Without the pictures, reproduce the records that follow exactly.

++++++++++

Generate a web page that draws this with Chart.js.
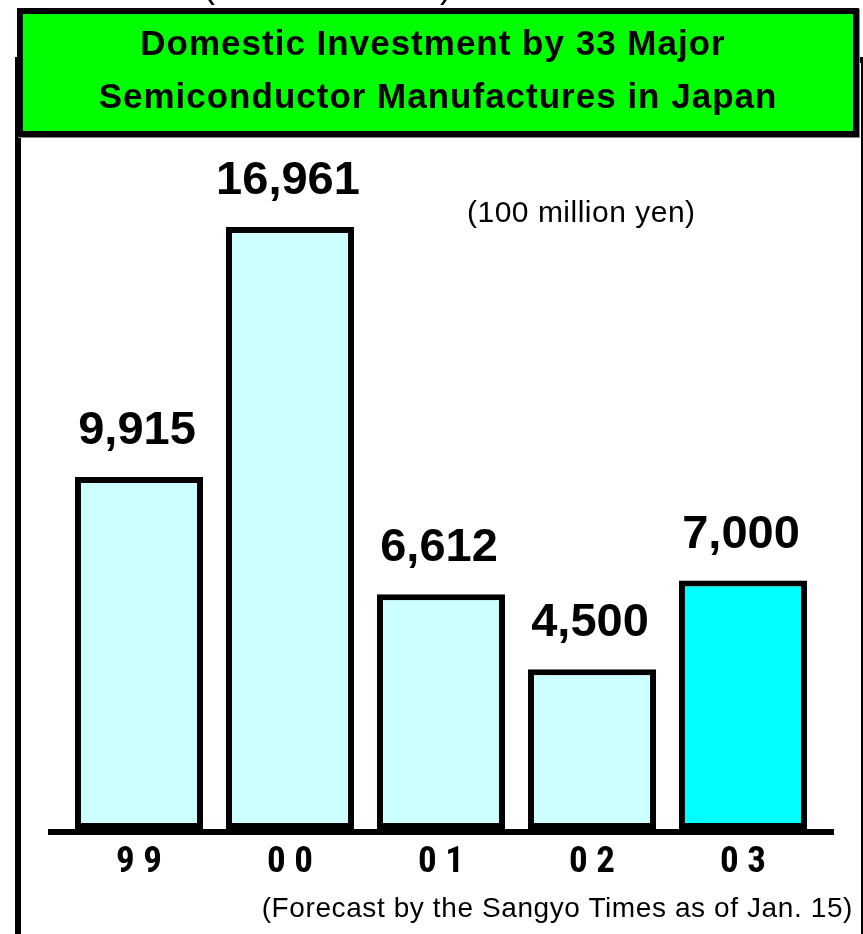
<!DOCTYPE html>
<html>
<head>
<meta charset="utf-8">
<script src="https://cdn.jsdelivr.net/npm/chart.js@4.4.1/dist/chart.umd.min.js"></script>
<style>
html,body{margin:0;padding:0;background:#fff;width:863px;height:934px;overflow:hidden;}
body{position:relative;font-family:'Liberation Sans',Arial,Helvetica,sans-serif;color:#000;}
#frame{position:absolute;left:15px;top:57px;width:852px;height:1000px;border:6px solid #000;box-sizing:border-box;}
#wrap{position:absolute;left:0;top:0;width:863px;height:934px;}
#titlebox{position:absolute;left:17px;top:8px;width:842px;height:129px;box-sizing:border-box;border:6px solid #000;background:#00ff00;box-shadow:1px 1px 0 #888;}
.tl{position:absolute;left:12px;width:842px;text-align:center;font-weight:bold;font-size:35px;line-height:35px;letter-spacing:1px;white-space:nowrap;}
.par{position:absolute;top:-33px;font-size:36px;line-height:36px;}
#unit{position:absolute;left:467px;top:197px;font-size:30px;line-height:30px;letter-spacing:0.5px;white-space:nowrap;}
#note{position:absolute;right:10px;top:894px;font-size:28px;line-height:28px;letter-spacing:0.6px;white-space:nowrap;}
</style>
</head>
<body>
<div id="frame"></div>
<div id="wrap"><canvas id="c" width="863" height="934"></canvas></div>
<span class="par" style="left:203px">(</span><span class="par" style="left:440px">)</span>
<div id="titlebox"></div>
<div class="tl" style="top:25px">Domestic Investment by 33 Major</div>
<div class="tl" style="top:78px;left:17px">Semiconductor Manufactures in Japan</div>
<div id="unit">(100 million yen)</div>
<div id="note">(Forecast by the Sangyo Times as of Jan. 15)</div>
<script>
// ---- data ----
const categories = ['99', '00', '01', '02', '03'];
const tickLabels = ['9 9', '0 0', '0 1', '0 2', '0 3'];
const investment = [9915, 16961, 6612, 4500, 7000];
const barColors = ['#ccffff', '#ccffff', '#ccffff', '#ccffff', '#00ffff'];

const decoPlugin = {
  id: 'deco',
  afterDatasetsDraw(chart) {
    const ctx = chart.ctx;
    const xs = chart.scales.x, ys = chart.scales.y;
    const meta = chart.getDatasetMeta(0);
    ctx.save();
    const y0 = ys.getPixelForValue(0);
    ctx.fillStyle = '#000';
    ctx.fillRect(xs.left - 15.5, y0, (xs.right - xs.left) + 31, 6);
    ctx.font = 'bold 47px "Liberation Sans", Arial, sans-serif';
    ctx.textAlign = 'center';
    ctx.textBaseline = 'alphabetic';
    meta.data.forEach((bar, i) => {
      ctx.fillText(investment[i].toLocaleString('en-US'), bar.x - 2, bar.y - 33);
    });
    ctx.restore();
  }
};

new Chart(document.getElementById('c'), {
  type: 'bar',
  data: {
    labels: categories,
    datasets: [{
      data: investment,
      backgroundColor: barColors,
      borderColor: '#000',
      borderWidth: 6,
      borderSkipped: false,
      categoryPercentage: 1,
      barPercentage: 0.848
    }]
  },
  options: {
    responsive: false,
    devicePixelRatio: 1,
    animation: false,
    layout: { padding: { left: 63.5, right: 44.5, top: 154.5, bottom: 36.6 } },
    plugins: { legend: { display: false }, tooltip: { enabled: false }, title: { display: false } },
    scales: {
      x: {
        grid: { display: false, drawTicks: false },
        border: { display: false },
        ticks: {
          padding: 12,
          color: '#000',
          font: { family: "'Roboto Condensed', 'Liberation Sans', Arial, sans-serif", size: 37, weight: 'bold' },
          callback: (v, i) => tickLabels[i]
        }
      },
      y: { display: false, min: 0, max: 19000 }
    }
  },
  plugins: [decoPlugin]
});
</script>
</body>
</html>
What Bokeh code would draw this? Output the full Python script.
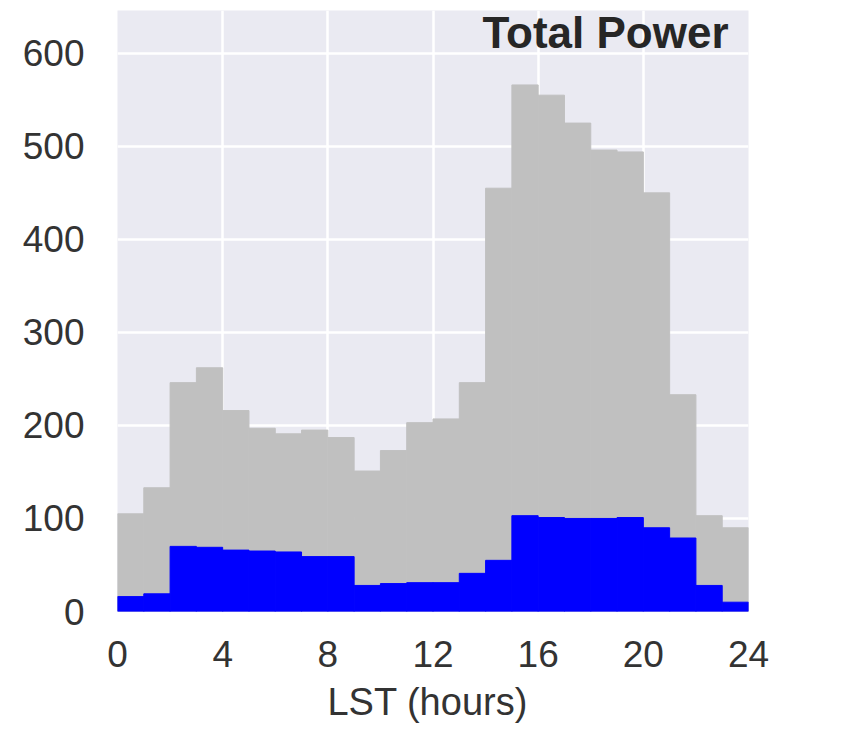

++++++++++

### Exercise output
Generate a web page that draws this with Chart.js.
<!DOCTYPE html>
<html>
<head>
<meta charset="utf-8">
<script src="https://cdn.jsdelivr.net/npm/chart.js@4.4.1/dist/chart.umd.min.js"></script>
<style>
html,body{margin:0;padding:0;background:#fff;width:863px;height:934px;overflow:hidden;}
body{position:relative;font-family:'Liberation Sans',Arial,Helvetica,sans-serif;color:#000;}
#frame{position:absolute;left:15px;top:57px;width:852px;height:1000px;border:6px solid #000;box-sizing:border-box;}
#wrap{position:absolute;left:0;top:0;width:863px;height:934px;}
#titlebox{position:absolute;left:17px;top:8px;width:842px;height:129px;box-sizing:border-box;border:6px solid #000;background:#00ff00;box-shadow:1px 1px 0 #888;}
.tl{position:absolute;left:12px;width:842px;text-align:center;font-weight:bold;font-size:35px;line-height:35px;letter-spacing:1px;white-space:nowrap;}
.par{position:absolute;top:-33px;font-size:36px;line-height:36px;}
#unit{position:absolute;left:467px;top:197px;font-size:30px;line-height:30px;letter-spacing:0.5px;white-space:nowrap;}
#note{position:absolute;right:10px;top:894px;font-size:28px;line-height:28px;letter-spacing:0.6px;white-space:nowrap;}
</style>
</head>
<body>
<div id="frame"></div>
<div id="wrap"><canvas id="c" width="863" height="934"></canvas></div>
<span class="par" style="left:203px">(</span><span class="par" style="left:440px">)</span>
<div id="titlebox"></div>
<div class="tl" style="top:25px">Domestic Investment by 33 Major</div>
<div class="tl" style="top:78px;left:17px">Semiconductor Manufactures in Japan</div>
<div id="unit">(100 million yen)</div>
<div id="note">(Forecast by the Sangyo Times as of Jan. 15)</div>
<script>
// ---- data ----
const categories = ['99', '00', '01', '02', '03'];
const tickLabels = ['9 9', '0 0', '0 1', '0 2', '0 3'];
const investment = [9915, 16961, 6612, 4500, 7000];
const barColors = ['#ccffff', '#ccffff', '#ccffff', '#ccffff', '#00ffff'];

const decoPlugin = {
  id: 'deco',
  afterDatasetsDraw(chart) {
    const ctx = chart.ctx;
    const xs = chart.scales.x, ys = chart.scales.y;
    const meta = chart.getDatasetMeta(0);
    ctx.save();
    const y0 = ys.getPixelForValue(0);
    ctx.fillStyle = '#000';
    ctx.fillRect(xs.left - 15.5, y0, (xs.right - xs.left) + 31, 6);
    ctx.font = 'bold 47px "Liberation Sans", Arial, sans-serif';
    ctx.textAlign = 'center';
    ctx.textBaseline = 'alphabetic';
    meta.data.forEach((bar, i) => {
      ctx.fillText(investment[i].toLocaleString('en-US'), bar.x - 2, bar.y - 33);
    });
    ctx.restore();
  }
};

new Chart(document.getElementById('c'), {
  type: 'bar',
  data: {
    labels: categories,
    datasets: [{
      data: investment,
      backgroundColor: barColors,
      borderColor: '#000',
      borderWidth: 6,
      borderSkipped: false,
      categoryPercentage: 1,
      barPercentage: 0.848
    }]
  },
  options: {
    responsive: false,
    devicePixelRatio: 1,
    animation: false,
    layout: { padding: { left: 63.5, right: 44.5, top: 154.5, bottom: 36.6 } },
    plugins: { legend: { display: false }, tooltip: { enabled: false }, title: { display: false } },
    scales: {
      x: {
        grid: { display: false, drawTicks: false },
        border: { display: false },
        ticks: {
          padding: 12,
          color: '#000',
          font: { family: "'Roboto Condensed', 'Liberation Sans', Arial, sans-serif", size: 37, weight: 'bold' },
          callback: (v, i) => tickLabels[i]
        }
      },
      y: { display: false, min: 0, max: 19000 }
    }
  },
  plugins: [decoPlugin]
});
</script>
</body>
</html>
What Bokeh code would draw this? Output the full Python script.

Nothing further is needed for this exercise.